U.S. and Iran are seeking to finalize an agreement to formally end the West Asia war, with Secretary of State Marco Rubio saying an announcement could come within hours and Donald Trump describing the proposal as largely negotiated. The deal reportedly includes opening the blockaded Strait of Hormuz, a development with potential implications for global energy flows and regional security. Pakistan says it hopes to host the next round of peace talks soon, while Trump also held calls with multiple Gulf leaders and Israeli Prime Minister Benjamin Netanyahu.

Analysis

The market is likely underpricing the difference between a headline ceasefire and a durable normalization of shipping risk. If Tehran agrees to a political deal but leaves implementation ambiguous, the first-order move is a sharp drop in implied volatility across energy and defense, but the second-order effect is a re-rating of assets tied to the Strait of Hormuz’s risk premium: tanker rates, LNG delivery certainty, and regional insurance pricing. That means the biggest beneficiary may be not crude consumers, but logistics and transport names with high exposure to spot freight and marine insurance costs.

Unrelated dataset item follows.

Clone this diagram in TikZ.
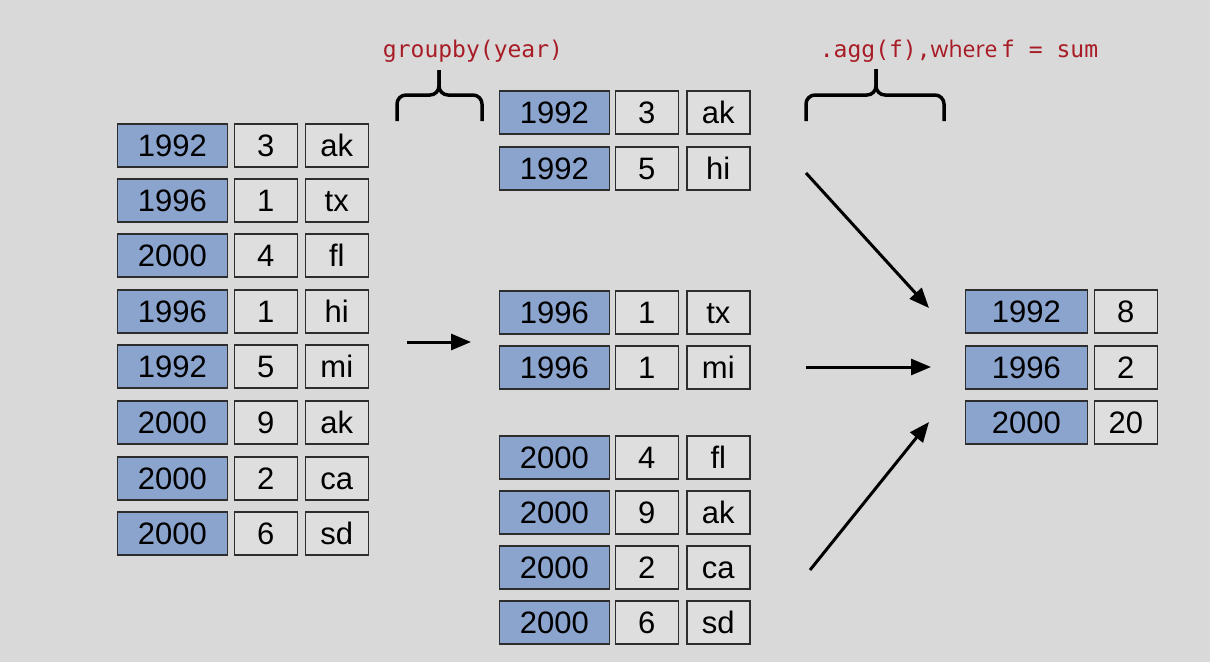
\documentclass[tikz,border=0pt]{standalone}
\usepackage{fontspec}
\setmainfont{Liberation Sans}
\setmonofont{DejaVu Sans Mono}
\newfontfamily\wherefont{Open Sans}
\usetikzlibrary{arrows.meta}
\definecolor{bgc}{RGB}{217,217,217}
\definecolor{yearc}{RGB}{139,164,206}
\definecolor{cellc}{RGB}{222,222,222}
\definecolor{edgec}{RGB}{45,45,45}
\definecolor{codec}{RGB}{168,28,38}
\tikzset{
  base/.style={draw=edgec, line width=1.6pt, inner sep=0pt, anchor=north west,
    font=\fontsize{31}{35}\selectfont, text=black, text height=22pt, text depth=0pt},
  yearcell/.style={base, fill=yearc, minimum width=110pt, minimum height=43pt},
  numcell/.style={base, fill=cellc, minimum width=63pt, minimum height=43pt},
  valcell/.style={base, fill=cellc, minimum width=63pt, minimum height=43pt},
  flowarrow/.style={line width=3pt, -{Triangle[length=20pt,width=16pt]}},
  brace/.style={line width=3.5pt, rounded corners=9pt},
  codelabel/.style={text=codec, font=\fontsize{23}{27}\selectfont\ttfamily, inner sep=0pt}
}
\begin{document}
\begin{tikzpicture}[x=1pt,y=-1pt]
\fill[bgc] (0,0) rectangle (1210,662);
\useasboundingbox (0,0) rectangle (1210,662);

% left table
\foreach \y/\yr/\n/\s [count=\i] in {123/1992/3/ak,178/1996/1/tx,233/2000/4/fl,289/1996/1/hi,344/1992/5/mi,400/2000/9/ak,456/2000/2/ca,511/2000/6/sd}{
  \node[yearcell] (L\i y) at (116.5,\y) {\yr};
  \node[numcell] (L\i n) at (233.5,\y) {\n};
  \node[valcell] (L\i s) at (304.5,\y) {\s};
}

% middle table
\foreach \y/\yr/\n/\s [count=\i] in {90/1992/3/ak,146/1992/5/hi,290/1996/1/tx,345/1996/1/mi,435/2000/4/fl,490/2000/9/ak,545/2000/2/ca,600/2000/6/sd}{
  \node[yearcell] (M\i y) at (498.5,\y) {\yr};
  \node[numcell] (M\i n) at (614.5,\y) {\n};
  \node[valcell] (M\i s) at (686,\y) {\s};
}

% right table
\foreach \y/\yr/\n [count=\i] in {289/1992/8,345/1996/2,400/2000/20}{
  \node[yearcell, minimum width=122pt] (R\i y) at (964.5,\y) {\yr};
  \node[numcell] (R\i n) at (1093.5,\y) {\n};
}

% arrows
\coordinate (a0s) at (407,342); \coordinate (a0e) at (471,342);
\draw[flowarrow] (a0s) -- (a0e);
\coordinate (a1s) at (806,173); \coordinate (a1e) at (929,308);
\draw[flowarrow] (a1s) -- (a1e);
\coordinate (a2s) at (806,367); \coordinate (a2e) at (931,367);
\draw[flowarrow] (a2s) -- (a2e);
\coordinate (a3s) at (810,570); \coordinate (a3e) at (929,422);
\draw[flowarrow] (a3s) -- (a3e);

% braces
\draw[brace] (397,121) -- (397,95) -- (439,95) -- (439,70);
\draw[brace] (482,121) -- (482,95) -- (439,95) -- (439,70);
\draw[brace] (806,121) -- (806,95) -- (876,95) -- (876,69);
\draw[brace] (944,121) -- (944,95) -- (876,95) -- (876,69);

% labels
\node[codelabel] (lg) at (473,51) {groupby(year)};
\node[codelabel] (la) at (959,51) {.agg(f),{\wherefont where}\,f = sum};
\end{tikzpicture}
\end{document}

The near-term trade is more about positioning than fundamentals. Brent and gas can gap lower in days if the market believes transit risk is structurally reduced, but that move is vulnerable to reversal if the agreement is framed as “principles” rather than verifiable constraints. Any ambiguity on enforcement creates a classic fade setup: long-duration bearish bets on oil have asymmetric downside because a single attack, proxy action, or delay in talks can instantly restore the risk premium. This is especially relevant for refiners and airlines, where margin relief can be quick but inventory and hedge books lag the spot move. The more interesting medium-term implication is for defense and Middle East security spending. A formal end to the conflict would not remove procurement urgency; it would shift budgets from emergency replenishment toward air defense, missile interception, ISR, and maritime security, benefiting suppliers with recurring software, sensor, and systems revenue rather than pure munitions names. If regional states view the agreement as fragile, they may actually accelerate diversification of energy routes and strategic stockpiling, which supports infrastructure and defense capex over the next 6-18 months. Consensus is likely too linear on both oil downside and geopolitical de-escalation. The market is treating this like a one-way squeeze lower in crude, but the more durable trade is a dispersion trade: lower implied volatility and lower spot prices in the immediate window, alongside persistent demand for strategic resilience spending. The cleanest edge is to sell the panic premium in energy while buying the less obvious beneficiaries of post-crisis normalization in logistics, defense electronics, and regional infrastructure hardening.